Aim of the exercise — Look through the entries below and report how many lines hold the string "this". Only the number is wanted.
===== Record list =====
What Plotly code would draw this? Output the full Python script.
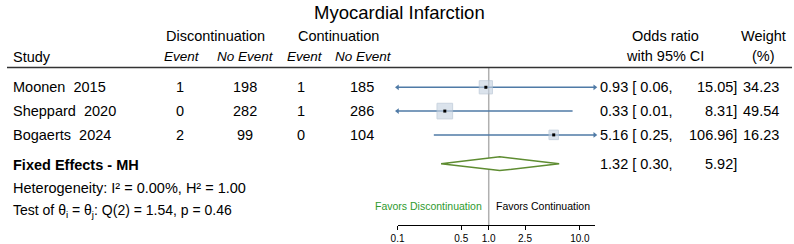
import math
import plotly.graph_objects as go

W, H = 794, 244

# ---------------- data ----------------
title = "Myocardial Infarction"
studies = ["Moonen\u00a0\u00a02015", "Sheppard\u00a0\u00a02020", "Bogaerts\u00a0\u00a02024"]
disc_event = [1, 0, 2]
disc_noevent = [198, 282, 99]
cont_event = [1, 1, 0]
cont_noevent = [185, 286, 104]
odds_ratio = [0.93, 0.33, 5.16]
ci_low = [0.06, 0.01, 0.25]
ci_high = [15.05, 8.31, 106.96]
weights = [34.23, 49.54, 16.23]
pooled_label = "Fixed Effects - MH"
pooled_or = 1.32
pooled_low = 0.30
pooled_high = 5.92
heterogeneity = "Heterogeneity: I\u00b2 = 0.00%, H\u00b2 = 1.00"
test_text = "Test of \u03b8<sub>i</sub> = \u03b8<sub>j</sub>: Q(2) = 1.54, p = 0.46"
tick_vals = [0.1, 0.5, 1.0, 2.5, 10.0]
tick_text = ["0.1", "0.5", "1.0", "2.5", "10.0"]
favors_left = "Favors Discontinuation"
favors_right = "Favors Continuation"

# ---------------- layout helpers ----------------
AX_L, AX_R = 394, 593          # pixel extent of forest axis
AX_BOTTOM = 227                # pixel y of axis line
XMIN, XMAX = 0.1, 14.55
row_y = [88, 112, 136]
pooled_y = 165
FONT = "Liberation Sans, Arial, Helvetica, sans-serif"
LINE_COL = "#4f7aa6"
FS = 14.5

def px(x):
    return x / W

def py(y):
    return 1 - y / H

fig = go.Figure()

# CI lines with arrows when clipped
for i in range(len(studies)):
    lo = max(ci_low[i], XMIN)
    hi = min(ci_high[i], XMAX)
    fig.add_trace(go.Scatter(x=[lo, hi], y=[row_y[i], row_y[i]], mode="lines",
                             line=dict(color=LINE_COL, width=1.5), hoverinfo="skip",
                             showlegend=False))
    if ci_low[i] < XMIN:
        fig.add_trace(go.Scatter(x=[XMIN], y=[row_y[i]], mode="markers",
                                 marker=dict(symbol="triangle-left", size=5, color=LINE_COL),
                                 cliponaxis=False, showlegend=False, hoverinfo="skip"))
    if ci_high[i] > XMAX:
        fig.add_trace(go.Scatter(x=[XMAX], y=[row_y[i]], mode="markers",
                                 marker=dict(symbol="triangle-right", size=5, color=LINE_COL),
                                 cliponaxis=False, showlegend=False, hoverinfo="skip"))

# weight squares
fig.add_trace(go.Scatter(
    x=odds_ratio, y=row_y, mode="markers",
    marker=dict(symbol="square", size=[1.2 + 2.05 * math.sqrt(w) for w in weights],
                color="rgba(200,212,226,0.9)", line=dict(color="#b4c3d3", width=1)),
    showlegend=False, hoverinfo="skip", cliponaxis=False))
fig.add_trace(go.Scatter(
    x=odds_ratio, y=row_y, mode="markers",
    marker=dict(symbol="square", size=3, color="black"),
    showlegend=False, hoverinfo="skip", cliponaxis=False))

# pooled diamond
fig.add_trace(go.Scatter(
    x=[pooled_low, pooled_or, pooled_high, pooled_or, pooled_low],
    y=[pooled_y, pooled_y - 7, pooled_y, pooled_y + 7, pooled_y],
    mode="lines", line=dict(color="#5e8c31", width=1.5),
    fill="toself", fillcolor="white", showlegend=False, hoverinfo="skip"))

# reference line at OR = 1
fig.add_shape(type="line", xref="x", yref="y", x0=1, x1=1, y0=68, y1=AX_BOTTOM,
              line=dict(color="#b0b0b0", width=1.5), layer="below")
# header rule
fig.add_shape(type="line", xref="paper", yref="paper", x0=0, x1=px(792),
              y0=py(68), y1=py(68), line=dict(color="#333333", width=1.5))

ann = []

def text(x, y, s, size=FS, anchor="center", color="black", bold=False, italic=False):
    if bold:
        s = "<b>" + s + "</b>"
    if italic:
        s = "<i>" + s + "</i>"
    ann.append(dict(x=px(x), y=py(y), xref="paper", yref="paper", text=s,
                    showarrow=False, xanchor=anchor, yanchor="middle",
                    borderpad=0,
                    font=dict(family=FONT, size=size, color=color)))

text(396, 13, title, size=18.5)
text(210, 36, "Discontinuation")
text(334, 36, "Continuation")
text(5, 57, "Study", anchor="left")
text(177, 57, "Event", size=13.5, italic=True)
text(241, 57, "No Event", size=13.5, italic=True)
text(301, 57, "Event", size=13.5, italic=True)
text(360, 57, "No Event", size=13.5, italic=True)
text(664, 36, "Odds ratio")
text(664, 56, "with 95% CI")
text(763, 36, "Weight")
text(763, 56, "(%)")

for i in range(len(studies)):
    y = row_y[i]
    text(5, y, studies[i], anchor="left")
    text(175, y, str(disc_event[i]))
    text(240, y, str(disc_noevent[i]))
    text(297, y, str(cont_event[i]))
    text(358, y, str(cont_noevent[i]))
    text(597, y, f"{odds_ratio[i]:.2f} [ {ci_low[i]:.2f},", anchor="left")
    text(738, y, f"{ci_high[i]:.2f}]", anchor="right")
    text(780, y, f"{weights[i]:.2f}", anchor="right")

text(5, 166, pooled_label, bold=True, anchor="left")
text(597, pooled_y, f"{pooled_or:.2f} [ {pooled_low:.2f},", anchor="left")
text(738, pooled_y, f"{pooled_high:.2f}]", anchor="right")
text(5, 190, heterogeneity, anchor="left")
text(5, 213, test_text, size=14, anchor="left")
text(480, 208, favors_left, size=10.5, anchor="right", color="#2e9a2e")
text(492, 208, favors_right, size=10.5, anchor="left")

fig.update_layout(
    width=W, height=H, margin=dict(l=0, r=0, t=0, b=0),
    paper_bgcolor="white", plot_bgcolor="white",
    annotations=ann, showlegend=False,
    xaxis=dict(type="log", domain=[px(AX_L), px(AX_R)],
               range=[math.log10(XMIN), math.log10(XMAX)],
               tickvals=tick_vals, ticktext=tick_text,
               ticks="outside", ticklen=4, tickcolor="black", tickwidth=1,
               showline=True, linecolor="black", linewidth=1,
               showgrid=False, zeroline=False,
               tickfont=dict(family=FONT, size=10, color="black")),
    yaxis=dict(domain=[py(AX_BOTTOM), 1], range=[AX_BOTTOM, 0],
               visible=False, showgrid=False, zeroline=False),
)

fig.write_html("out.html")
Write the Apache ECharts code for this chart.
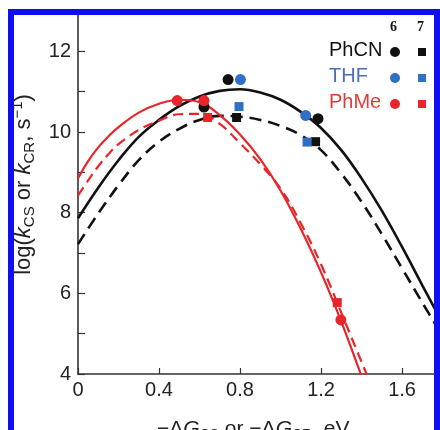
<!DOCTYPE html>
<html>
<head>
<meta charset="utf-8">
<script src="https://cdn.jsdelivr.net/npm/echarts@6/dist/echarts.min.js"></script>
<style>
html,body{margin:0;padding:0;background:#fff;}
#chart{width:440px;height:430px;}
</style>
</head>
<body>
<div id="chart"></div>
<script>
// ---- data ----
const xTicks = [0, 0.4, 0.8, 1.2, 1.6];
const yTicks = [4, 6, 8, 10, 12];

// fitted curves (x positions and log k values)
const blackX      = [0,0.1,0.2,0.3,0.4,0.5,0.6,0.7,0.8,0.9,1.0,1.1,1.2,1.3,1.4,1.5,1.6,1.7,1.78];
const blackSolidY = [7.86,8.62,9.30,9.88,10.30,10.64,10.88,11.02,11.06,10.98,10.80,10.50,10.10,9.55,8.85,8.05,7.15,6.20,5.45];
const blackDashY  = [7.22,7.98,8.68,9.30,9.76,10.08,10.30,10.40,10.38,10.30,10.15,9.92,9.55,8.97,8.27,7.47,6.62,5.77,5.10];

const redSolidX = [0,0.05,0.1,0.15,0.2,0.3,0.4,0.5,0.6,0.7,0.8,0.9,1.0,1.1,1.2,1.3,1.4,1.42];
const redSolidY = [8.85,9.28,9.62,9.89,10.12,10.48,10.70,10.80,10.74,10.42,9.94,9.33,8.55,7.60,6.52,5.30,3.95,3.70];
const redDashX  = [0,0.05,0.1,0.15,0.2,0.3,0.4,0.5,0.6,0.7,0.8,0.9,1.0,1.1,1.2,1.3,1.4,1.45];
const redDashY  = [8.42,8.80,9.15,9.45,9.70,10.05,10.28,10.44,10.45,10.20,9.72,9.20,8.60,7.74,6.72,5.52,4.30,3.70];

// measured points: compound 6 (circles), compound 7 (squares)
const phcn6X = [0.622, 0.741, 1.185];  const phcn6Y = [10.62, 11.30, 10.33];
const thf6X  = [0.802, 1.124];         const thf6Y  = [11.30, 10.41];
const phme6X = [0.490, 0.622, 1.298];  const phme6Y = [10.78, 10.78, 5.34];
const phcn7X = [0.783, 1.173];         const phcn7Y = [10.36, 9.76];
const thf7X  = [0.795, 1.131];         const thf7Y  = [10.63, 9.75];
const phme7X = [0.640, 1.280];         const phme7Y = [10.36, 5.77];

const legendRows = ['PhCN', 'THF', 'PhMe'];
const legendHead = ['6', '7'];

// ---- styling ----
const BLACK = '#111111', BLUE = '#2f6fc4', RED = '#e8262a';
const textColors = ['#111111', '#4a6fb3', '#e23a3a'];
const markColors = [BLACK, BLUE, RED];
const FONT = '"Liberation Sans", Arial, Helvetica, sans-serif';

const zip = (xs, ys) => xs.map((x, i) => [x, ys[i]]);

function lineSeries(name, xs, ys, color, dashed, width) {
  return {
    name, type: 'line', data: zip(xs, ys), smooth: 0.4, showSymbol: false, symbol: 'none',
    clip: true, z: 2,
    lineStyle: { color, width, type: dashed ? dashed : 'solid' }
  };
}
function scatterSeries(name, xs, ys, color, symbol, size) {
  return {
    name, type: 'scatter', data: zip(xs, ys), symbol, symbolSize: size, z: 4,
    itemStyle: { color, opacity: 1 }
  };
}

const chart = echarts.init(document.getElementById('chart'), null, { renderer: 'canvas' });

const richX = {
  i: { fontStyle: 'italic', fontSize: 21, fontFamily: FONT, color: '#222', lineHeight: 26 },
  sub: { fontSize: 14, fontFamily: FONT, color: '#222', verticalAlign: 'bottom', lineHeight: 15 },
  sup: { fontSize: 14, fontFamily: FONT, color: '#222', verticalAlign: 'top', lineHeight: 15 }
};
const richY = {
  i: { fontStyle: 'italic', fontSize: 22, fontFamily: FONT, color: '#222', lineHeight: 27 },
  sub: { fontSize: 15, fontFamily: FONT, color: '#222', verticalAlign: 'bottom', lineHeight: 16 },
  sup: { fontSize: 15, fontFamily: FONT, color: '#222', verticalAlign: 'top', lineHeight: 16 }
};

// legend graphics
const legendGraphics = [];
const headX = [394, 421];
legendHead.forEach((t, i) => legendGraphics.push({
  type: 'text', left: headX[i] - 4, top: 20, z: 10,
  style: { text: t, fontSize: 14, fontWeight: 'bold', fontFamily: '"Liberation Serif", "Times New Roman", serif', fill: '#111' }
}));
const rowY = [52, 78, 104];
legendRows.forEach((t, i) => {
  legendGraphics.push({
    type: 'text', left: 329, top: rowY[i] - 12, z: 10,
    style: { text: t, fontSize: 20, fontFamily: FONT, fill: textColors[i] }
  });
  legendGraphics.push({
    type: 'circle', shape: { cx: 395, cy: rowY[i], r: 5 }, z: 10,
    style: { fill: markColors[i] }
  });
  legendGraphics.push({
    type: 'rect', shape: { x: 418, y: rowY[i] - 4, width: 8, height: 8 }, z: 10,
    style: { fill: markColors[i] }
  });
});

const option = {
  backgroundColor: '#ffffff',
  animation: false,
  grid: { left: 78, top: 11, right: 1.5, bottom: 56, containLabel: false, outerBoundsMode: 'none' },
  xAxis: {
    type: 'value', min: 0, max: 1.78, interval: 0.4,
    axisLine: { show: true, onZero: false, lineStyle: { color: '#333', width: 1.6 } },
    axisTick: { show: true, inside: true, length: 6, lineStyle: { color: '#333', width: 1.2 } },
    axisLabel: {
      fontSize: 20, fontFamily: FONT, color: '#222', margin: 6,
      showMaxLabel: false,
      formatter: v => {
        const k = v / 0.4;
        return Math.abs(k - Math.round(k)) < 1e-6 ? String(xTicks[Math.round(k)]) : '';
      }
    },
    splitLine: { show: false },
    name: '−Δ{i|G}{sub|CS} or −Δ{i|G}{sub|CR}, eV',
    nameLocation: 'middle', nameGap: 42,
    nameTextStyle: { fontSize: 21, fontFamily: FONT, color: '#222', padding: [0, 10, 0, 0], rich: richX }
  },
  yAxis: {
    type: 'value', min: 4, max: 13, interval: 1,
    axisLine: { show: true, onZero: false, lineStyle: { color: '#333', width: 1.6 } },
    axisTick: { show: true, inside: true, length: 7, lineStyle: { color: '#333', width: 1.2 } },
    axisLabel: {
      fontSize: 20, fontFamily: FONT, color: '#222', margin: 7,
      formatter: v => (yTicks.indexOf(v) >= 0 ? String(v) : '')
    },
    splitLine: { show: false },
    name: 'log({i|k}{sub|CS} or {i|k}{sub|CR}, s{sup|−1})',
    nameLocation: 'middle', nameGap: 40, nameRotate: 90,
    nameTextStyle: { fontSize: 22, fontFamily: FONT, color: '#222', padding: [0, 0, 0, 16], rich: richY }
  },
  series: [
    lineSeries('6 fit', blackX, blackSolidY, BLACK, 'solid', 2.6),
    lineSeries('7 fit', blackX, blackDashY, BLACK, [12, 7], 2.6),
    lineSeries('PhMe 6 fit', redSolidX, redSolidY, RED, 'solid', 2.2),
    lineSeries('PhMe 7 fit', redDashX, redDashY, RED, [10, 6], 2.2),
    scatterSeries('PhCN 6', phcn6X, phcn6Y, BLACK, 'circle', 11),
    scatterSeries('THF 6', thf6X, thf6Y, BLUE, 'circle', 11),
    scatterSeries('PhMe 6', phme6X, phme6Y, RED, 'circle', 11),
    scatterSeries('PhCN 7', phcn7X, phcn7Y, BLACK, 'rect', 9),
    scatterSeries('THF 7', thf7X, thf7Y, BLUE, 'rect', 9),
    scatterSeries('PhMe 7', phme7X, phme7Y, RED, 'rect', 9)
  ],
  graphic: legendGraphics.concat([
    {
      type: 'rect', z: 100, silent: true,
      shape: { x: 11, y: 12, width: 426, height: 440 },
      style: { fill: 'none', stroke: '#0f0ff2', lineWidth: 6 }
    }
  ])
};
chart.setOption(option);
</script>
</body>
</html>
=====
Full response — 2